Bei BIM-basierter Planung kommt vor allem einem Mitarbeitenden eine zentrale Rolle zu: dem BIM-Manager. Entsprechende Ausbildungen bietet der Campus Sursee an. «Das ist ein relativ neuer Lehrgang für eine relativ neue Position», sagt Adrian Häfeli, Stellvertretender Geschäftsführer und Leiter Baustellenkader. Er vermutet, dass sich in Zukunft BIM-Manager als eigenständiger Beruf herausbilden wird. «Das Aufgabenfeld ist komplex», sagt er. «Man muss im Vorfeld Informationen und Daten sammeln und bereitstellen, das Projekt bis zum Schluss begleiten und die Prozesse im Auge behalten.» BIM-Modelle ermöglichen zudem das Vernetzen vom Informationsbesteller und -bereitsteller; so formuliert es die ISO-Norm 19650 «Informationsmanagement mit BIM». Von welchem Elektroplaner kommt bei einem Neubau welche Schaltschrankinformation? Von welchem Lüftungsplaner kommt welche Monoblockinformation? Auch diese Fragen fallen ins Aufgabengebiet des BIM-Managers.
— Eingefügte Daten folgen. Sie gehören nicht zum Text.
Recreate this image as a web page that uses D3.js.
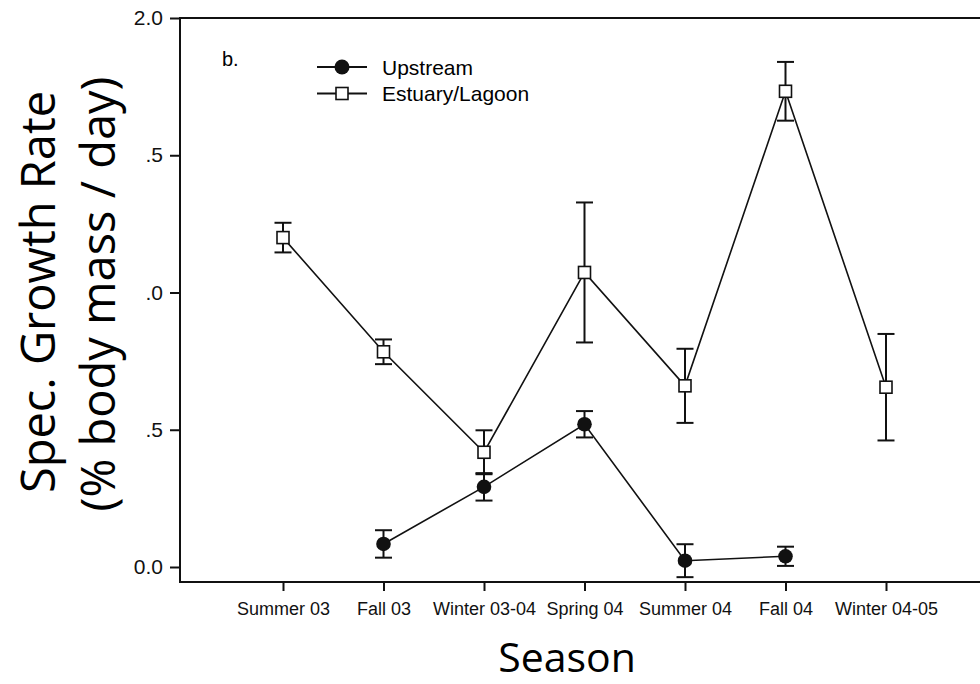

Ausbildung in der Entstehung

Zurzeit richtet sich die Ausbildung am Campus Sursee an Personen, die bereits Erfahrung mit dem Management von Bauprojekten mitbringen. Wie sich das in Zukunft entwickelt, wird sich zeigen. Adrian Häfeli: «Wir müssen uns darauf ausrichten, was in der Praxis benötigt und verlangt wird, und dabei immer beachten, dass Planer, Personen aus dem Bauhaupt- und Baunebengewerbe jeweils unterschiedliche Hintergründe und Ziele haben.» Dafür greift man am Campus Sursee auf das praxisbezogene Wissen der externen Ausbildungscoaches zurück und man ist im ständigen Dialog mit Branchenvertretern. Zum Klassenzimmer wird dabei unter anderem das kürzlich in Zusammenarbeit mit Trimble eröffnete BIM-Labor. «Die Nutzung beschränkt sich jedoch nicht nur auf diese Ausbildung», so Adrian Häfeli, «sondern wir können BIM-Ausbildungen für alle Ebenen und Arbeiten der Baubranche anbieten.» Auf dem 20 000 Quadratmeter grossen Übungsgelände kann das digital am Modell erarbeitete stufengerecht auch gleich real umgesetzt werden. Das Interesse an BIM-basierten Planungen und Umsetzungen steigt, wie Adrian Häfeli weiss: «Die Branche, nicht nur das Bauhaupt­gewerbe, erkennt langsam den Mehrwert – für das Planen, Umsetzen und Bewirtschaften von Projekten.»